[evlatests] Stability Tests on Sept 29, 2005

Rick Perley rperley at aoc.nrao.edu
Fri Sep 30 14:29:29 EDT 2005


    The last attempt at determining baselines for antennas 14 and 16 
failed, as the phases
seemed non-sensical.  This encouraged a test, involving cycling around a 
few sources to
see if the EVLA antennas phases 'connect' from source to source. 

    The short answer is:     They do not. 

    Details:

    The test ran for 30 minutes, starting at 1PM.  I used C-band, as the 
weather was
cloudy with large T-storms passing over at the end of the run.  A 1.6 
second averaging
was used, and 50 MHz BW, continuum mode. 

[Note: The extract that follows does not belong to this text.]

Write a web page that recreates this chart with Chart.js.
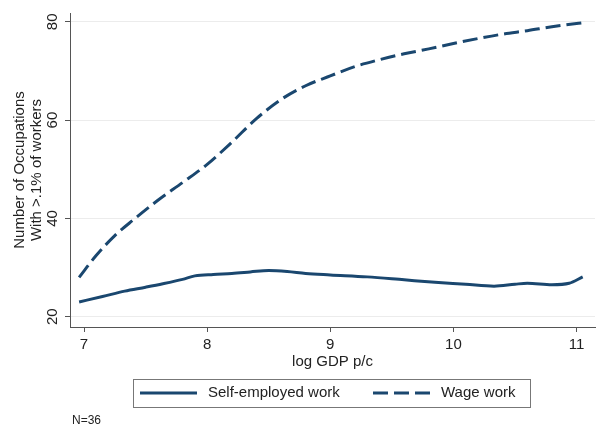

    Antenna 16 was dead at all IFs -- I think it was stowed throughout 
with Rob doing
some system work. 

    Antenna 14 worked in only the C IF channel.  Channel A was dead, 
channel B
provided correlation values at least 8 times too high (reason unknown), and
channel D gave values 100 times too high, with phase = -180 and steady.  
Clearly
not working. 

    It should be noted that no attempt was taken to set the powers at 
the appropriate
levels.  The only two gurus who know how to do this (Barry, Ken) were 
both out. 

    Seemingly useful data were obtained from  channel 14C. 

    A) Amplitude behavior.   Dropouts, last a single integration record 
(1.3 seconds),
where the correlated amplitude drops by 10 to 40 %, were noted 
throughout.  When
they occur, they are always separated by 10 seconds.  But they do not 
happen *every*
10 seconds (in fact, perhaps only 5% of the data are so affected), and 
when they occur,
they do not necessarily fall on 10-second 'ticks'.  Each scan was 
different -- some had
no dropouts, some had many.   There is no corresponding phase effect for 
these
amplitude dropouts. 
       Other than the dropouts, the amplitude scatter in the solutions 
is about the same
as a VLA antenna. 

    B) Phase behavior. 
          i) Within any one scan (of a single source), the phase 
behavior is the same as
an adjacent VLA antenna. 
          ii)  There is no connectivity in phase from scan to scan.   
However, there is
good evidence that the same phase returns for a given source.  (The 
weather became
very poor at the end, so this conclusion is a bit tentative).   Hence, 
there could be a
Bz error in the baseline.  However, if so, it is *very* large, for a 
change in declination
by 1.7 degrees changed the mean phase by over one radian -- I figure a 
40 cm error
in Bz is needed. 

    More data are needed (in better weather) to confirm this.